© JUNGE FREIHEIT Verlag GmbH & Co.  www.jungefreiheit.de    39/00 22. September 2000

 
CD: Pop
Unentschieden
Holger Stürenburg

Die britische Popband Ultravox zählte zwischen 1980 und 1986 zu den wichtigsten Einflüssen der New Romantic/Electropop-Bewegung, die damals Hitlisten und Konzertsäle heimsuchte. Klirrend kühle, oft morbid wirkende Synthi-Epen der Sorte "Vienna", harte Elektrorocker wie "Dancing with Tears in my Eyes", klaustrophobe Depressionen ("The Voice"), hoffnungsvolle Wavehymnen ("One small Day") oder folkige Rocksongs à la "Love‘s a Great Adventure" bevölkerten Zeit und Geist der kühlen achtziger Jahre. Kreativer Kopf von Ultravox war Midge Ure, der Sänger, Gitarrist und Hauptsongschreiber der vierköpfigen Band. Er zeichnete für die meisten Ultravox-Evergreens kompositorisch verantwortlich und verlieh ihnen mit seiner charismatischen, immer etwas nervös und angespannt klingenden Stimme einen speziellen Charme.

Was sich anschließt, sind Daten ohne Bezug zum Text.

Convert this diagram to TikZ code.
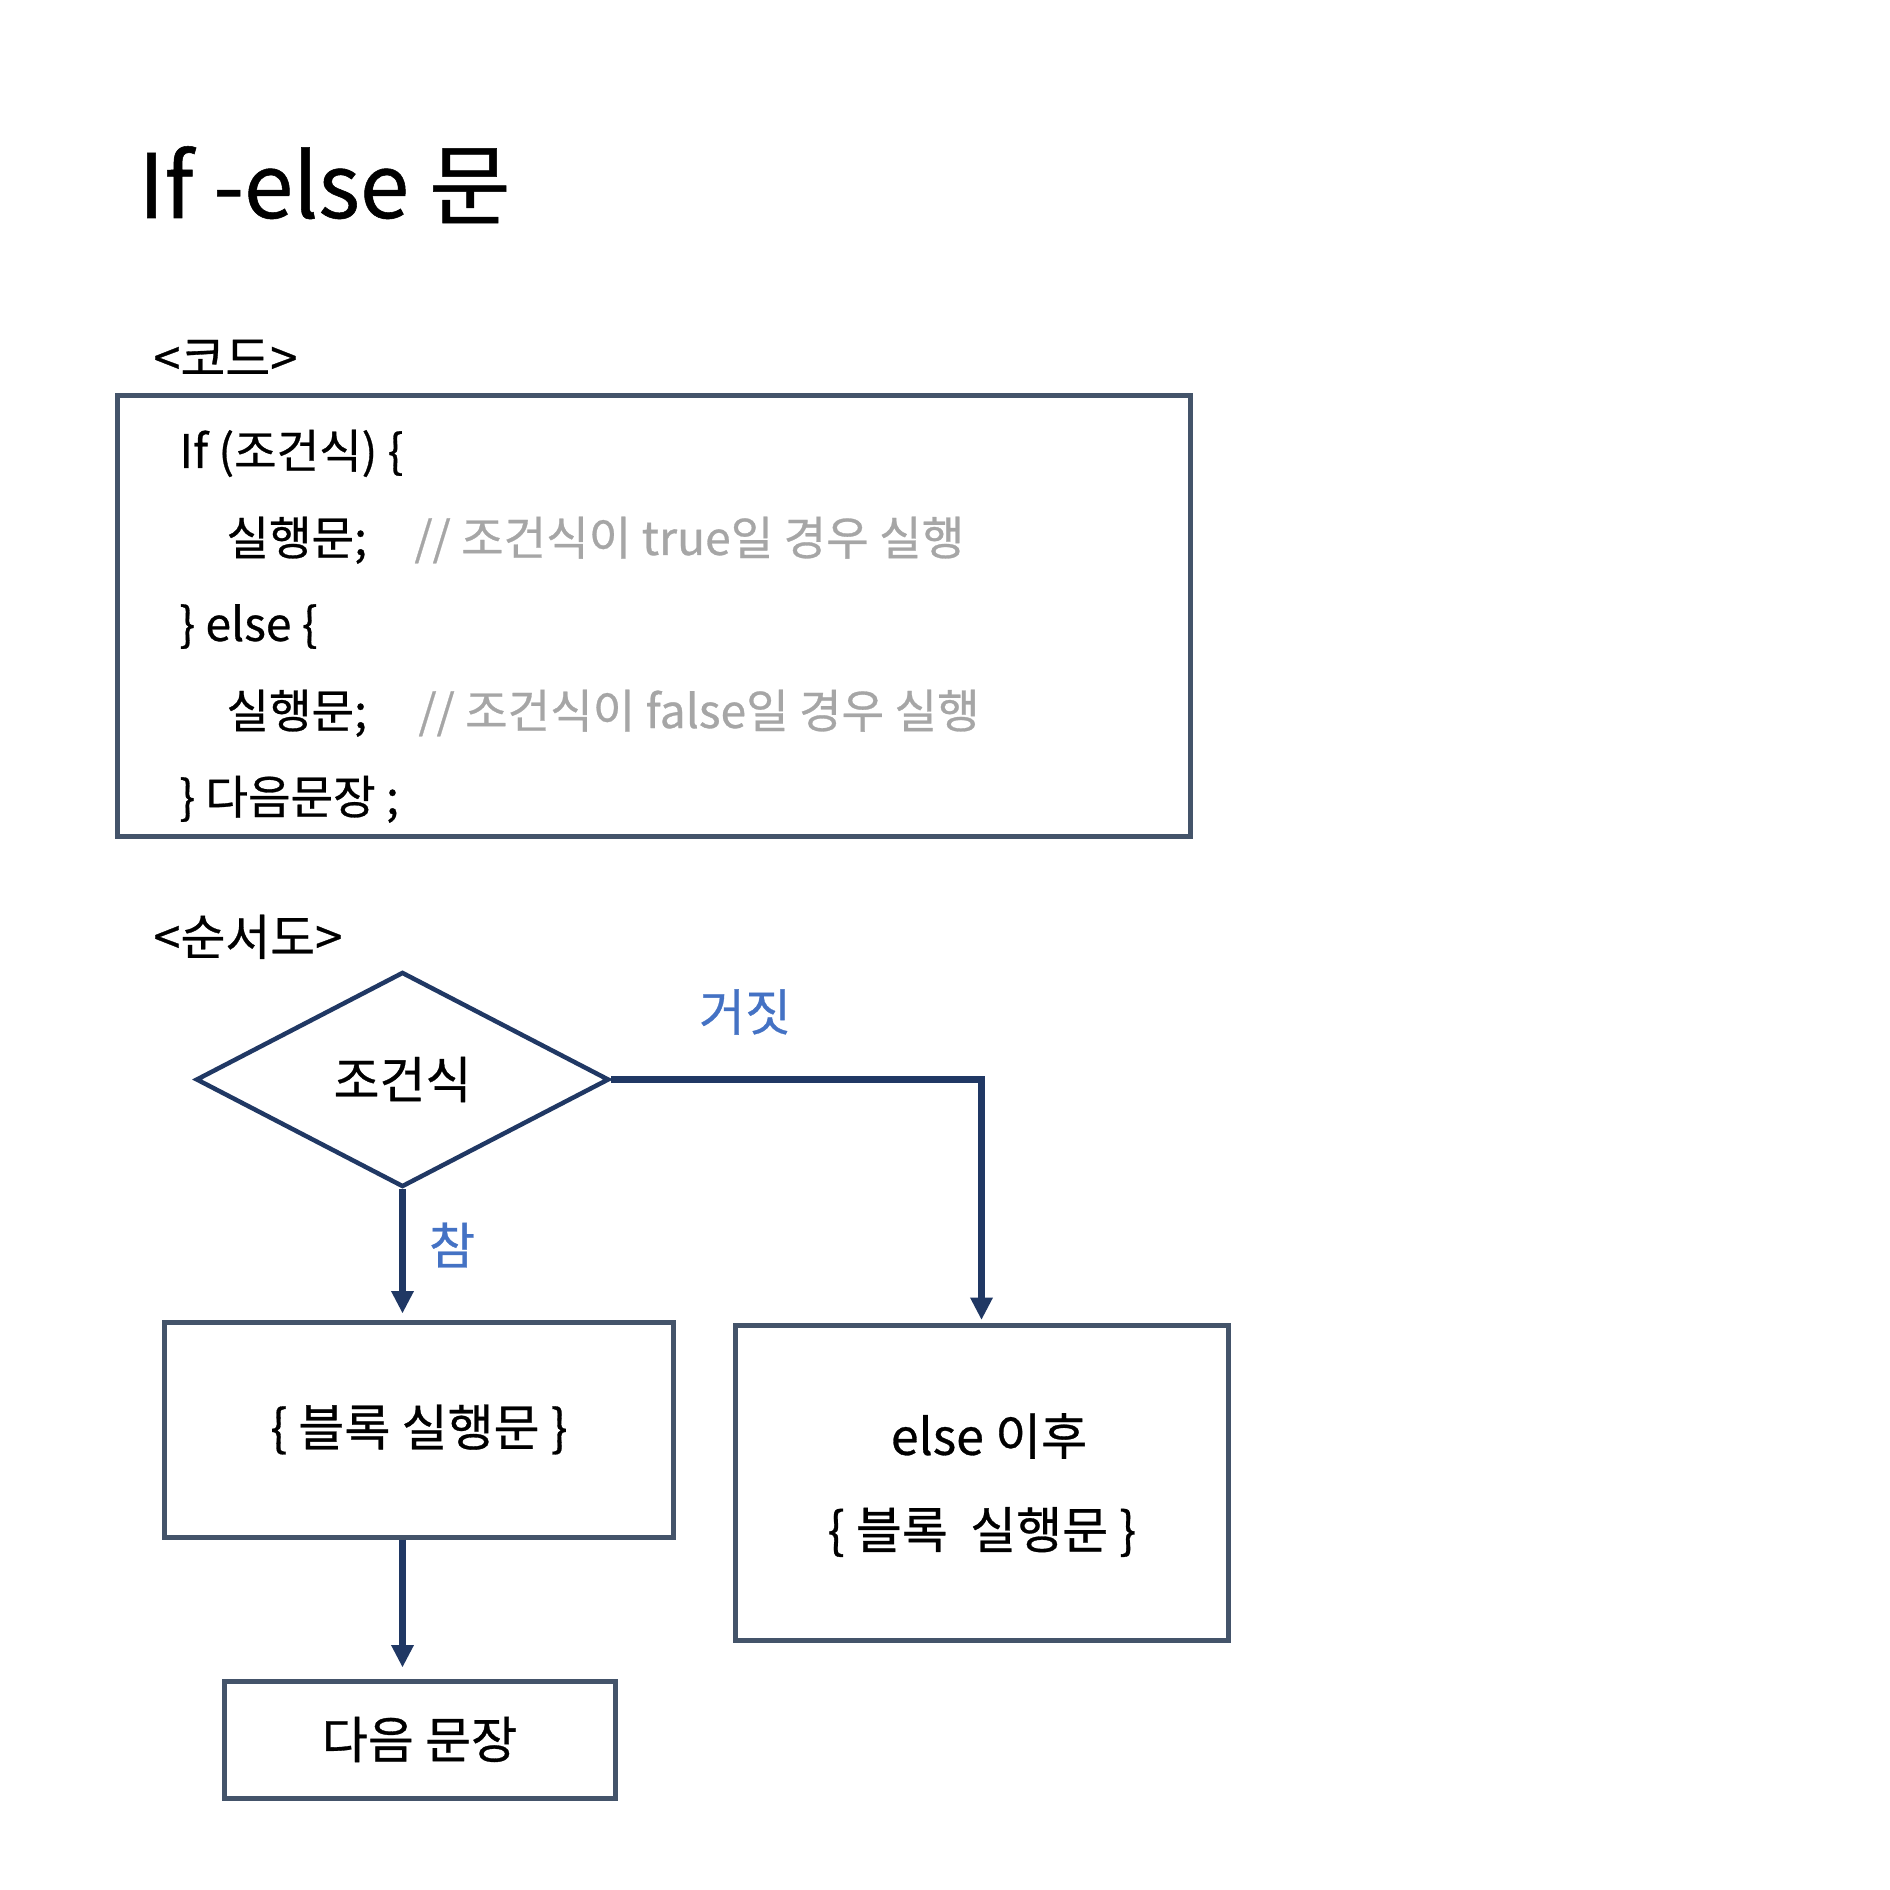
\documentclass[tikz,border=0pt]{standalone}
\usepackage{fontspec}
\setmainfont{Noto Sans CJK KR}[FakeBold=0.6]
\usetikzlibrary{shapes.geometric,arrows.meta}
\definecolor{boxc}{HTML}{44546A}
\definecolor{navy}{HTML}{203864}
\definecolor{lblue}{HTML}{4472C4}
\definecolor{cgray}{HTML}{A6A6A6}
\begin{document}
\begin{tikzpicture}[x=0.4pt,y=-0.4pt,
  box/.style={draw=boxc,line width=2pt,inner sep=0pt,align=center},
  codetxt/.style={anchor=base west,inner sep=0pt,font=\fontsize{18.5}{22}\selectfont},
  cmt/.style={codetxt,text=cgray},
  head/.style={anchor=base west,inner sep=0pt,font=\fontsize{19.5}{23}\selectfont},
  dtxt/.style={font=\fontsize{20}{24}\selectfont},
  lbl/.style={dtxt,text=lblue,inner sep=0pt},
  arr/.style={draw=navy,line width=2.5pt,-{Triangle[length=9pt,width=8.5pt]}}]
\useasboundingbox[fill=white] (0,0) rectangle (1890,1890);
% title
\node[anchor=base west,inner sep=0pt,font=\fontsize{35.5}{42}\selectfont] (title) at (138,218) {If -else 문};
% code section
\node[head] (codehead) at (153,376) {<코드>};
\node[box,minimum width=428.8pt,minimum height=176pt] (codebox) at (654,616) {};
\node[codetxt] (c1) at (179,468) {If (조건식) \{};
\node[codetxt] (c2) at (226,555) {실행문;};
\node[cmt] (c2c) at (414,555) {// 조건식이 true일 경우 실행};
\node[codetxt] (c3) at (179,641) {\} else \{};
\node[codetxt] (c4) at (226,728) {실행문;};
\node[cmt] (c4c) at (418,728) {// 조건식이 false일 경우 실행};
\node[codetxt] (c5) at (179,814) {\} 다음문장 ;};
% flowchart
\node[head] (flowhead) at (153,955) {<순서도>};
\node[diamond,aspect=2,draw=navy,line width=1.8pt,inner sep=0pt,
      minimum width=165.2pt,minimum height=86pt,dtxt] (dia) at (402.5,1079.5) {조건식};
\node[box,minimum width=203.2pt,minimum height=86pt,dtxt] (b1) at (419,1429.5) {\{\ 블록 실행문\ \}};
\node[box,minimum width=197.2pt,minimum height=126pt] (b2) at (981.5,1482.5) {};
\node[dtxt,inner sep=0pt] (b2a) at (989,1436) {else 이후};
\node[dtxt,inner sep=0pt] (b2b) at (982,1532) {\{\ 블록~~실행문\ \}};
\node[box,minimum width=156.4pt,minimum height=46.8pt,dtxt] (b3) at (419.5,1739.5) {다음 문장};
% labels
\node[lbl] (false) at (745,1012) {거짓};
\node[lbl] (true) at (452,1245) {참};
% connectors
\draw[arr,shorten >=2.4pt] (dia.south) -- (dia.south |- b1.north);
\draw[arr,shorten >=4.4pt] (b1.south -| dia.south) -- (b3.north -| dia.south);
\draw[arr,shorten >=1pt] (dia.east) -| (b2.north);
\end{tikzpicture}
\end{document}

Bereits 1986 gingen Ultravox getrennte Wege. Während die Restband mit immer neuen Vokalisten – die niemals an Ures Aussagekraft und Artikulationsfähigkeit herankamen – kaum noch Hitparadenluft schnuppern konnte und seit einigen Jahren ohne festen Plattenvertrag auf Oldiefestivals dahinvegetiert, begann Ure bereits 1985 eine Solokarriere, die seinen Erfolgen mit Ultravox in kaum etwas nachstand. Nach weiterhin wavelastigen solistischen Anfängen mit "If I was" oder "That certain Smile" (1985) gerieten Ures spätere Soloalben wie "Answers to Nothing" (1989) oder "Pure" (1991) zunehmend zu akustisch gehaltenen Folkerlebnissen, die nur noch wenig daran erinnerten, daß einst eine unvergleichliche Mischung aus Synthesizern und Elektrogitarren seine eigentliche Profession war. "Breath" – vom Schweizer Uhrenhersteller Swatch als Werbemelodie eingesetzt – war vor zwei Jahren ein letzter europaweiter Tophit, bevor sich Midge Ure vor allem auf Livekonzerte, Videofilme und musikjournalistische Arbeiten konzentrierte.

Nun ist in diesen Tagen Ures neues (insgesamt fünftes) Soloalbum "Move me" bei BMG-Ariola erschienen. Wiederum neue Klänge erwarten den geneigten Hörer: Zwar ist die Grundstimmung weiterhin düster und getragen, sind auch weiterhin Folkuntertöne in seinen aktuellen Kompositionen vorhanden, dennoch scheint Ure für seine neuen, durchgehend filigranen und feingliedrigen Songs den Dancefloor entdeckt zu haben. Der Schlagzeugcomputer wummert unter warmen, weichen Oden à la "Words" oder "You move me"; wehende Keyboards sind kaum noch vorhanden, statt dessen Synthobässe und mannigfaltige Rhythmusmaschinen. Trotzdem ist die Basis der CD durchaus getragen und balladesk. Ures Stimme hat sich auch beruhigt; älter, gediegener, reifer klingen seine aktuellen Intonationen. An Ultravox erinnert eigentlich keiner der neuen Songs. Und genau dies dürfte die Alt-Fans ein bißchen enttäuschen, die innig hofften, Ure fielen nochmals so genialische Knaller wie "Vienna" oder "Dancing with..." ein. Einzig "Alone" und "Monster" lassen seine gewohnte Aggressivität anklingen, wenn auch selbst bei diesen härteren Stücken Achtziger-Reminiszenzen nicht aufkommen mögen.

Genau das scheint auch das Gesamtproblem des Albums zu sein: Es wird trotz mehrmaligen Hörens einfach nicht klar, wen Midge Ure mit "Move me" bewegen will. Für tanzbegeisterte Teenager kommen die Songs zu intellektuell, zu kopflastig rüber, für erwachsene Rockfreunde klingt Ure viel zu altmodisch und zu wenig zeitnah – und seinen 1986er Altfans zwischen "Vienna" und "Same old Story" sind die neuen Songs viel zu sehr drittes Millenium, viel zu modern und viel zu wenig wehmütig-romantisch. Ein Singlehit, wie noch 1998 "Breath", ist dies-mal auch nicht vorhanden, so daß zu befürchten ist, "Move me" könne zwischen all den Tausenden CD-Veröffentlichungen des Popherbstes 2000 konsequent untergehen.